Löb's theorem


by Jaime Sevilla Molina Jul 6 2016 updated Jul 30 2016

Löb's theorem

[summary: If $~$PA\vdash Prv_{PA}(A)\implies A$~$ then $~$PA\vdash A$~$]

We trust Peano Arithmetic to correctly capture certain features of the [ standard model of arithmetic]. Furthermore, we know that Peano Arithmetic is expressive enough to talk about itself in meaningful ways. So it would certainly be great if Peano Arithmetic asserted what now is an intuition: that everything it proves is certainly true.

In formal notation, let $~$Prv$~$ stand for the Standard provability predicate of $~$PA$~$. Then, $~$Prv(T)$~$ is true if and only if there is a proof from the axioms and rules of inference of $~$PA$~$ of $~$T$~$. Then what we would like $~$PA$~$ to say is that $~$Prv(S)\implies S$~$ for every sentence $~$S$~$.

But alas, $~$PA$~$ suffers from a problem of self-trust.

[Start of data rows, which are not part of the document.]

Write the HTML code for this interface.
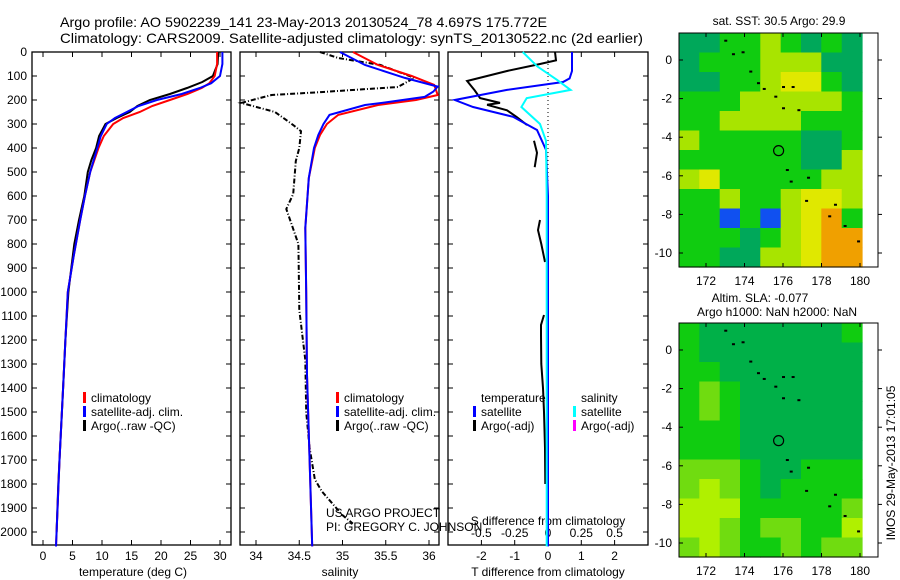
<!DOCTYPE html>
<html><head><meta charset="utf-8"><style>
html,body{margin:0;padding:0;background:#fff}
svg{display:block;font-family:"Liberation Sans",sans-serif}
text{fill:#000}
</style></head><body>
<svg id="fig" width="900" height="580" viewBox="0 0 900 580" xmlns="http://www.w3.org/2000/svg">
<text x="60" y="27" font-size="14" textLength="487" lengthAdjust="spacingAndGlyphs">Argo profile: AO 5902239_141 23-May-2013 20130524_78 4.697S 175.772E</text>
<text x="60" y="43" font-size="14" textLength="583" lengthAdjust="spacingAndGlyphs">Climatology: CARS2009. Satellite-adjusted climatology: synTS_20130522.nc (2d earlier)</text>
<g id="g1"></g>
<g id="g2"></g>
<g id="g3"></g>
<g id="m1"></g>
<g id="m2"></g>
<text x="326" y="517" font-size="12">US ARGO PROJECT</text>
<text x="326" y="531" font-size="12">PI: GREGORY C. JOHNSON</text>
<text x="0" y="0" font-size="12" text-anchor="middle" transform="translate(895,463) rotate(-90)">IMOS 29-May-2013 17:01:05</text>
</svg>
<script>
// ---- data ----
const depthTicks=[0,100,200,300,400,500,600,700,800,900,1000,1100,1200,1300,1400,1500,1600,1700,1800,1900,2000];
const tTicks=[0,5,10,15,20,25,30];
const sTicks=[34,34.5,35,35.5,36];
const dTTicks=[-2,-1,0,1,2];
const dSTicks=[-0.5,-0.25,0,0.25,0.5];
const dSTickLabels=["-0.5","-0.25","0","0.25","0.5"];
// temperature profiles
const tClimDepth=[0,50,100,130,150,175,200,225,250,275,300,350,400,500,600,700,850,1000,1200,1400,1700,2060];
const tClim=[29.5,29.5,29.1,28.2,26.9,24.5,21.5,18.5,16.4,13.6,11.9,10.3,9.4,8.0,7.1,6.3,5.2,4.2,3.8,3.4,2.8,2.2];
const tSatDepth=[0,50,100,130,150,175,200,225,250,275,300,350,400,500,600,700,850,1000,1200,1400,1700,2060];
const tSat=[30.4,30.4,30.0,28.5,26.6,23.5,19.3,16.2,14.2,12.2,10.8,9.8,9.2,8.0,7.1,6.3,5.2,4.2,3.8,3.4,2.8,2.2];
const tArgoDepth=[0,50,100,125,150,175,200,225,250,275,300,350,400,450,500,600,700,800,900,1000,1200,1400,1600,1800,2000];
const tArgo=[29.7,29.6,28.8,27.0,24.4,21.5,18.1,16.0,14.7,12.5,10.6,9.5,9.0,8.2,7.6,7.0,6.1,5.3,4.8,4.3,3.8,3.4,3.0,2.6,2.3];
// salinity profiles
const sClimDepth=[0,54,100,137,179,200,221,262,300,346,400,525,733,1000,1346,1700,2060];
const sClim=[35.12,35.41,35.80,36.06,36.10,35.85,35.41,34.95,34.82,34.74,34.68,34.61,34.57,34.58,34.59,34.62,34.65];
const sSatDepth=[0,54,108,144,165,187,210,221,262,300,346,400,525,733,1000,1346,1700,2060];
const sSat=[34.97,35.26,35.72,36.10,36.05,35.95,35.50,35.26,34.85,34.78,34.72,34.67,34.61,34.57,34.58,34.59,34.62,34.65];
const sArgoDepth=[0,25,54,108,146,167,179,212,250,304,330,400,454,592,654,800,1075,1283,1500,1650,1780,1830,1880,1930,1965];
const sArgo=[34.74,34.95,35.44,35.83,35.64,34.75,34.18,33.83,34.22,34.43,34.52,34.50,34.46,34.43,34.35,34.49,34.50,34.57,34.58,34.62,34.68,34.76,34.88,35.0,35.12];
// differences
const dTSatDepth=[0,79,110,125,158,200,229,270,325,408,600,1000,1500,2060];
const dTSat=[0.72,0.72,0.65,0.45,-1.23,-2.8,-2.25,-1.05,-0.33,-0.06,0,0,0,0];
const dTArgoDepth=[0,35,50,79,121,160,192,212,220,243,270,304];
const dTArgo=[0.21,0.24,-0.24,-1.23,-2.43,-2.2,-2.04,-1.44,-1.83,-1.23,-0.95,-0.63];
const dTArgo2Depth=[370,420,480];
const dTArgo2=[-0.42,-0.33,-0.40];
const dTArgo3Depth=[700,742,800,875];
const dTArgo3=[-0.24,-0.30,-0.2,-0.09];
const dTArgo4Depth=[1096,1137,1180,1300,1400,1500,1650,1800];
const dTArgo4=[-0.12,-0.21,-0.21,-0.2,-0.15,-0.12,-0.09,-0.08];
const dSSatDepth=[0,60,117,158,192,229,300,370,600,1000,1500,2060];
const dSSat=[-0.19,-0.08,0.07,0.17,-0.16,-0.2,-0.06,-0.015,-0.01,-0.01,-0.01,-0.01];
// maps (coarse cell levels, rows from north to south)
const lonTicks=[172,174,176,178,180];
const latTicks=[0,-2,-4,-6,-8,-10];
const sstGrid=["001121010","011122200","001123310","111222221","112222111","211111001","111111002","231111122","112112332","115152341","111012344","110022344"];
const slaGrid=["100000001","100000000","110000000","121000000","121000000","111000000","111000000","222100111","232101111","333111112","332122113","232112122"];
const argoLon=175.772, argoLat=-4.697;
const islandLon=[173.0,173.4,173.9,174.3,174.7,175.0,175.6,176.0,176.5,176.0,176.8,176.2,176.4,177.3,177.2,178.4,178.7,179.2,179.9];
const islandLat=[1.0,0.3,0.4,-0.6,-1.2,-1.5,-1.9,-1.4,-1.4,-2.5,-2.6,-5.7,-6.3,-6.1,-7.3,-8.1,-7.5,-8.6,-9.4];

// ---- helpers ----
const NS="http://www.w3.org/2000/svg";
function mk(parent,tag,attrs){const e=document.createElementNS(NS,tag);for(const k in attrs)e.setAttribute(k,attrs[k]);parent.appendChild(e);return e;}
const Y0=52,PXD=0.24;
function yD(d){return Y0+d*PXD;}
const BOT=545;

function panelFrame(g,x0,x1,name){
  const r=mk(g,'rect',{x:x0,y:Y0,width:x1-x0,height:BOT-Y0,fill:'none',stroke:'#000','stroke-width':1.3});
  
  
  depthTicks.forEach(d=>{
    const y=yD(d);
    mk(g,'line',{x1:x0,x2:x0+5,y1:y,y2:y,stroke:'#000'});
    mk(g,'line',{x1:x1-5,x2:x1,y1:y,y2:y,stroke:'#000'});
  });
}
function xTicks(g,vals,fx,labels,ly,top){
  vals.forEach((v,i)=>{
    const x=fx(v);
    mk(g,'line',{x1:x,x2:x,y1:BOT,y2:BOT-5,stroke:'#000'});
    if(top)mk(g,'line',{x1:x,x2:x,y1:Y0,y2:Y0+5,stroke:'#000'});
    const t=mk(g,'text',{x:x,y:ly,'font-size':12,'text-anchor':'middle'});
    t.textContent=labels?labels[i]:String(v);
    
    
  });
}
function line(g,vals,depths,fx,color,w,dash,name){
  const pts=vals.map((v,i)=>fx(v).toFixed(1)+','+yD(depths[i]).toFixed(1)).join(' ');
  const p=mk(g,'polyline',{points:pts,fill:'none',stroke:color,'stroke-width':w});
  if(dash)p.setAttribute('stroke-dasharray',dash);
  
  
}
function label(g,x,y,txt,anchor,name,size){
  const t=mk(g,'text',{x:x,y:y,'font-size':size||12,'text-anchor':anchor||'start'});
  t.textContent=txt;
  
  
  return t;
}
function legendMark(g,x,y,color,name){
  const r=mk(g,'rect',{x:x,y:y-10,width:3,height:11,fill:color});
  
  
}

// ---- panel 1 temperature ----
const g1=document.getElementById('g1');
const fT=v=>43+v*5.9;
panelFrame(g1,32,231,'temperature-axes');
depthTicks.forEach(d=>label(g1,27,yD(d)+4,String(d),'end','y-tick-label'));
xTicks(g1,tTicks,fT,null,560,true);
label(g1,133,576,'temperature (deg C)','middle','x-axis-title-temperature');
line(g1,tArgo,tArgoDepth,fT,'#000',2,null,'argo-temperature-line');
line(g1,tClim,tClimDepth,fT,'#f00',2,null,'climatology-temperature-line');
line(g1,tSat,tSatDepth,fT,'#00f',2,null,'satellite-temperature-line');
legendMark(g1,83,402,'#f00','legend-climatology-mark');
label(g1,91,402,'climatology','start','legend-climatology');
legendMark(g1,83,416,'#00f','legend-satellite-mark');
label(g1,91,416,'satellite-adj. clim.','start','legend-satellite-adj');
legendMark(g1,83,430,'#000','legend-argo-mark');
label(g1,91,430,'Argo(..raw -QC)','start','legend-argo');

// ---- panel 2 salinity ----
const g2=document.getElementById('g2');
const fS=v=>256+(v-34)*86.5;
panelFrame(g2,240,439,'salinity-axes');
xTicks(g2,sTicks,fS,null,560,true);
label(g2,340,576,'salinity','middle','x-axis-title-salinity');
line(g2,sArgo,sArgoDepth,fS,'#000',2,'5 2 1 2','argo-salinity-line');
line(g2,sClim,sClimDepth,fS,'#f00',2,null,'climatology-salinity-line');
line(g2,sSat,sSatDepth,fS,'#00f',2,null,'satellite-salinity-line');
legendMark(g2,336,402,'#f00','legend-climatology-mark');
label(g2,344,402,'climatology','start','legend-climatology');
legendMark(g2,336,416,'#00f','legend-satellite-mark');
label(g2,344,416,'satellite-adj. clim.','start','legend-satellite-adj');
legendMark(g2,336,430,'#000','legend-argo-mark');
label(g2,344,430,'Argo(..raw -QC)','start','legend-argo');

// ---- panel 3 differences ----
const g3=document.getElementById('g3');
const fDT=v=>548+v*33.3;
const fDS=v=>548+v*133.2;
panelFrame(g3,448,648,'difference-axes');
xTicks(g3,dTTicks,fDT,null,560,true);
dSTicks.forEach((v,i)=>label(g3,fDS(v),537,dSTickLabels[i],'middle','s-tick-label'));
label(g3,548,525,'S difference from climatology','middle','s-axis-title');
label(g3,548,576,'T difference from climatology','middle','t-axis-title');
const zl=mk(g3,'line',{x1:548,x2:548,y1:Y0,y2:BOT,stroke:'#000','stroke-dasharray':'1 3'});


line(g3,dTArgo,dTArgoDepth,fDT,'#000',2,null,'argo-t-diff-line');
line(g3,dTArgo2,dTArgo2Depth,fDT,'#000',2,null,'argo-t-diff-line-2');
line(g3,dTArgo3,dTArgo3Depth,fDT,'#000',2,null,'argo-t-diff-line-3');
line(g3,dTArgo4,dTArgo4Depth,fDT,'#000',2,null,'argo-t-diff-line-4');
line(g3,dTSat,dTSatDepth,fDT,'#00f',2,null,'satellite-t-diff-line');
line(g3,dSSat,dSSatDepth,fDS,'#0ff',2,null,'satellite-s-diff-line');
label(g3,481,402,'temperature','start','legend-temperature-header');
legendMark(g3,473,416,'#00f','legend-t-satellite-mark');
label(g3,481,416,'satellite','start','legend-t-satellite');
legendMark(g3,473,430,'#000','legend-t-argo-mark');
label(g3,481,430,'Argo(-adj)','start','legend-t-argo');
label(g3,581,402,'salinity','start','legend-salinity-header');
legendMark(g3,573,416,'#0ff','legend-s-satellite-mark');
label(g3,581,416,'satellite','start','legend-s-satellite');
legendMark(g3,573,430,'#f0f','legend-s-argo-mark');
label(g3,581,430,'Argo(-adj)','start','legend-s-argo');

// ---- maps ----
function drawMap(g,top,bottom,lat0y,grid,palette,titles){
  const left=679,right=878;
  const fx=lon=>706+(lon-172)*19.25;
  const fy=lat=>lat0y-lat*19.3;
  const dataR=862;
  const rows=grid.length, cols=grid[0].length;
  const cw=(dataR-left)/cols, ch=(bottom-top)/rows;
  grid.forEach((row,r)=>{
    for(let c=0;c<cols;c++){
      const cell=mk(g,'rect',{x:(left+c*cw).toFixed(1),y:(top+r*ch).toFixed(1),width:(cw+0.6).toFixed(1),height:(ch+0.6).toFixed(1),fill:palette[+row[c]]});
      
      
    }
  });
  islandLon.forEach((lon,i)=>{
    const d=mk(g,'rect',{x:fx(lon)-1,y:fy(islandLat[i])-1,width:3,height:2,fill:'#000'});
    
    
  });
  const c=mk(g,'circle',{cx:fx(argoLon),cy:fy(argoLat),r:5,fill:'none',stroke:'#000','stroke-width':1.2});
  
  
  const fr=mk(g,'rect',{x:left,y:top,width:right-left,height:bottom-top,fill:'none',stroke:'#000','stroke-width':1});
  
  
  lonTicks.forEach(v=>{
    const x=fx(v);
    mk(g,'line',{x1:x,x2:x,y1:top,y2:top+4,stroke:'#000'});
    mk(g,'line',{x1:x,x2:x,y1:bottom,y2:bottom-4,stroke:'#000'});
    label(g,x,bottom+18,String(v),'middle','lon-tick-label');
  });
  latTicks.forEach(v=>{
    const y=fy(v);
    mk(g,'line',{x1:left,x2:left+4,y1:y,y2:y,stroke:'#000'});
    mk(g,'line',{x1:right,x2:right+4,y1:y,y2:y,stroke:'#000'});
    label(g,672,y+4,String(v),'end','lat-tick-label');
  });
  titles.forEach(t=>label(g,t[0],t[1],t[2],'middle','map-title'));
}
drawMap(document.getElementById('m1'),33,267,60,sstGrid,['#00a85a','#10cc10','#a8e400','#e0e800','#f0a000','#1050f0'],[[779,25,'sat. SST: 30.5 Argo: 29.9']]);
drawMap(document.getElementById('m2'),323,557,350,slaGrid,['#00b048','#10cc10','#70dc10','#b0f000'],[[760,302,'Altim. SLA: -0.077'],[777,316,'Argo h1000: NaN h2000: NaN']]);
</script>
</body></html>
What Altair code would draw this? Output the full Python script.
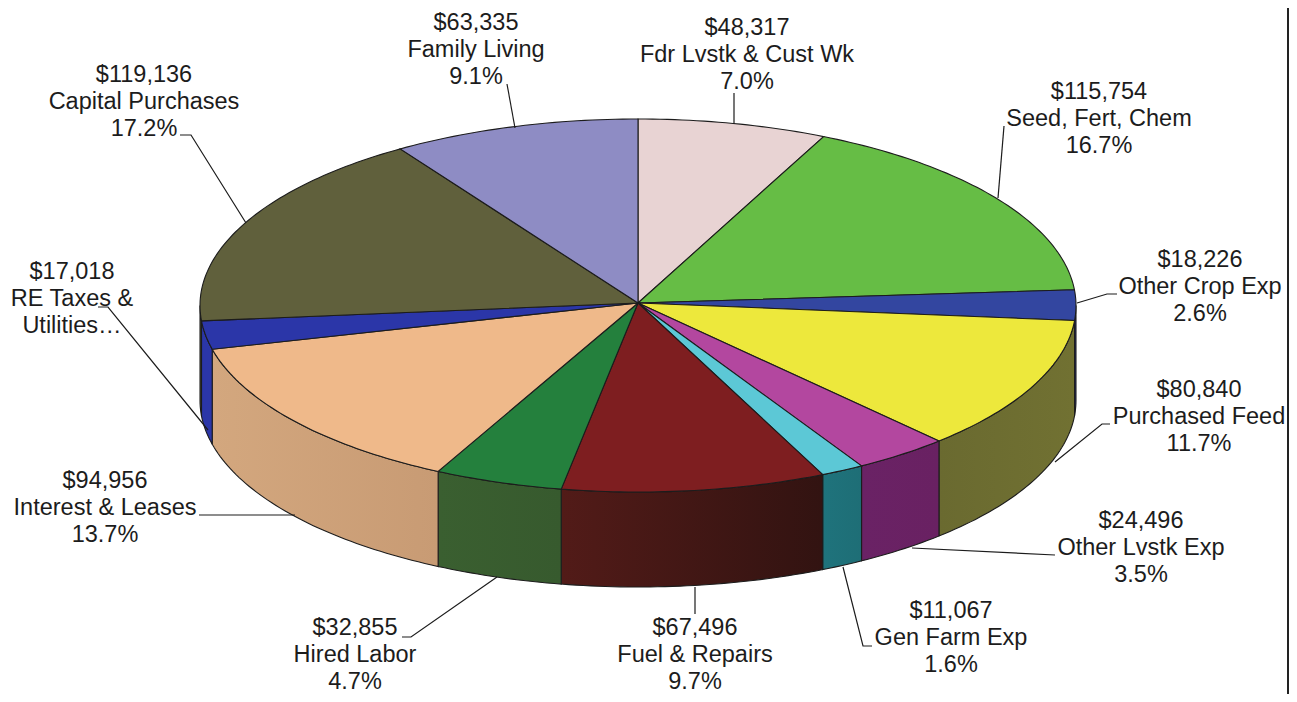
import math
import altair as alt

# ---- data ----
names = ["Fdr Lvstk & Cust Wk", "Seed, Fert, Chem", "Other Crop Exp", "Purchased Feed",
         "Other Lvstk Exp", "Gen Farm Exp", "Fuel & Repairs", "Hired Labor",
         "Interest & Leases", "RE Taxes &|Utilities…", "Capital Purchases", "Family Living"]
values = [48317, 115754, 18226, 80840, 24496, 11067, 67496, 32855, 94956, 17018, 119136, 63335]
percents = ["7.0%", "16.7%", "2.6%", "11.7%", "3.5%", "1.6%", "9.7%", "4.7%", "13.7%", None, "17.2%", "9.1%"]

top_colors = ["#E8D3D3", "#66BD45", "#3346A0", "#EDE83C", "#B3479F", "#5CC8D6",
              "#7E1E20", "#24803D", "#EFB98A", "#2B36A8", "#60603C", "#8E8CC4"]
wall_left = ["#E8D3D3", "#66BD45", "#2B3A90", "#6A6A30", "#6A2265", "#1F737C",
             "#521B18", "#3A5F30", "#D3A77E", "#2B36A8", "#4A4A2E", "#8E8CC4"]
wall_right = ["#E8D3D3", "#66BD45", "#2B3A90", "#717132", "#692162", "#1E6E76",
              "#321311", "#375A2E", "#C89B74", "#2B36A8", "#4A4A2E", "#8E8CC4"]

# label anchors: centre x, and the baseline y of the first line
label_x = [747, 1099, 1200, 1199, 1141, 951, 695, 355, 105, 72, 144, 476]
label_y = [35, 99, 267, 397, 528, 618, 635, 635, 488, 279, 82, 30]
leaders = [
    [(734, 93), (734, 124)],
    [(1004, 126), (998, 198)],
    [(1117, 294), (1107, 294), (1077, 303)],
    [(1110, 424), (1102, 424), (1055, 462)],
    [(1055, 555), (912, 548)],
    [(872, 646), (863, 646), (843, 567)],
    [(695, 614), (695, 587)],
    [(402, 637), (411, 637), (497, 577)],
    [(199, 515), (295, 515)],
    [(98, 307), (108, 307), (208, 430)],
    [(180, 135), (191, 135), (246, 223)],
    [(507, 84), (515, 128)],
]
frame_line = [(1288, 0), (1288, 702)]

# ---- pie geometry (picture pixels) ----
W, H = 1281, 686
OFF = 8
CX, CY, RX, RY = 638, 305.5, 438, 186.5
APEX = (638, 303)
DEPTH = 95
LINE_PITCH = 27
FONT = "Liberation Sans"
FONT_SIZE = 23.5
INK = "#1c1c1c"

proj = dict(type="identity", scale=1, translate=[0, 0])


def px(p):
    return [p[0] - OFF, p[1] - OFF]


def rim(deg, drop=0):
    a = math.radians(deg)
    return (CX + RX * math.sin(a), CY - RY * math.cos(a) + drop)


def sweep(a, b):
    n = max(2, int(abs(b - a)) + 2)
    return [a + (b - a) * i / (n - 1) for i in range(n)]


def feature(points, closed=True, **props):
    coords = [px(p) for p in points]
    if closed:
        coords.append(coords[0])
        geom = {"type": "Polygon", "coordinates": [coords]}
    else:
        geom = {"type": "LineString", "coordinates": coords}
    return {"type": "Feature", "geometry": geom, "properties": props}


total = sum(values)
edges = [0.0]
for v in values:
    edges.append(edges[-1] + v / total * 360)

layers = []

# side walls: the part of every slice that faces the viewer
for i in range(len(values)):
    a, b = max(edges[i], 90), min(edges[i + 1], 270)
    if b <= a:
        continue
    arc = sweep(a, b)
    pts = [rim(d) for d in arc] + [rim(d, DEPTH) for d in reversed(arc)]
    layers.append(
        alt.Chart(alt.Data(values=[feature(pts)]))
        .mark_geoshape(
            fill=alt.Gradient(
                gradient="linear", x1=0, x2=1, y1=0, y2=0,
                stops=[alt.GradientStop(offset=0, color=wall_left[i]),
                       alt.GradientStop(offset=1, color=wall_right[i])],
            ),
            stroke=INK, strokeWidth=1.1,
        )
        .project(**proj)
    )

# top face
tops = []
for i in range(len(values)):
    pts = [APEX] + [rim(d) for d in sweep(edges[i], edges[i + 1])]
    tops.append(feature(pts, color=top_colors[i], name=names[i]))
layers.append(
    alt.Chart(alt.Data(values=tops))
    .mark_geoshape(stroke=INK, strokeWidth=1.1)
    .encode(fill=alt.Color("properties.color:N", scale=None, legend=None))
    .project(**proj)
)

# leader lines
layers.append(
    alt.Chart(alt.Data(values=[feature(l, closed=False) for l in leaders]))
    .mark_geoshape(filled=False, stroke=INK, strokeWidth=1.2)
    .project(**proj)
)
layers.append(
    alt.Chart(alt.Data(values=[feature(frame_line, closed=False)]))
    .mark_geoshape(filled=False, stroke="#222222", strokeWidth=2)
    .project(**proj)
)

# labels, one row per text line
rows = []
for i, name in enumerate(names):
    lines = [f"${values[i]:,}"] + name.split("|")
    if percents[i]:
        lines.append(percents[i])
    for k, line in enumerate(lines):
        rows.append({"t": line, "x": label_x[i] - OFF,
                     "y": label_y[i] + k * LINE_PITCH - OFF})
layers.append(
    alt.Chart(alt.Data(values=rows))
    .mark_text(font=FONT, fontSize=FONT_SIZE, color=INK, align="center", baseline="alphabetic")
    .encode(longitude="x:Q", latitude="y:Q", text="t:N")
    .project(**proj)
)

chart = (
    alt.layer(*layers)
    .properties(width=W, height=H, padding=0, background="white", autosize="none")
    .configure_view(stroke=None)
)
chart.save("out.html", embed_options={"renderer": "svg", "actions": False})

Löb's theorem states that if $~$PA\vdash Prv(S)\implies S$~$ then $~$PA\vdash S$~$. This immediately implies that if $~$PA$~$ is consistent, the sentences $~$PA\vdash Prv(S)\implies S$~$ are not provable when $~$S$~$ is false, even though according to our intuitive understanding of the standard model every sentence of this form must be true.

Thus, $~$PA$~$ is incomplete, and fails to prove a particular set of sentences that would increase massively our confidence in it.

Notice that [godels_second_incompleteness_theorem Gödel's second incompleteness theorem] follows immediately from Löb's theorem, as if $~$PA$~$ is consistent, then by Löb's $~$PA\nvdash Prv(0= 1)\implies 0= 1$~$, which by the propositional calculus implies $~$PA\nvdash \neg Prv(0= 1)$~$.

It is worth remarking that Löb's theorem does not only apply to the standard provability predicate, but to every predicate satisfying the [ Hilbert-Bernais derivability conditions].


Patrick Stevens

Something I learnt from Mietek Bak is that Löb's Theorem is kind of more subtle than this. In provability theory, it's fine to have a "box" operator that we informally read as "is provable"; but what Löb's theorem tells us that we can't simply interpret it literally as "is provable" without difficulties. One should define the "provability" predicate formally, to avoid getting confused (or one should specify that it is simply a formal symbol to which we have not assigned any semantic meaning, although that is somewhat against the point of the angle taken by the parent article); for example, the provability predicate could be defined by a certain first-order formula which unpacks a Gödel number, checks it's encoding a proof and verifies each step of the encoded proof.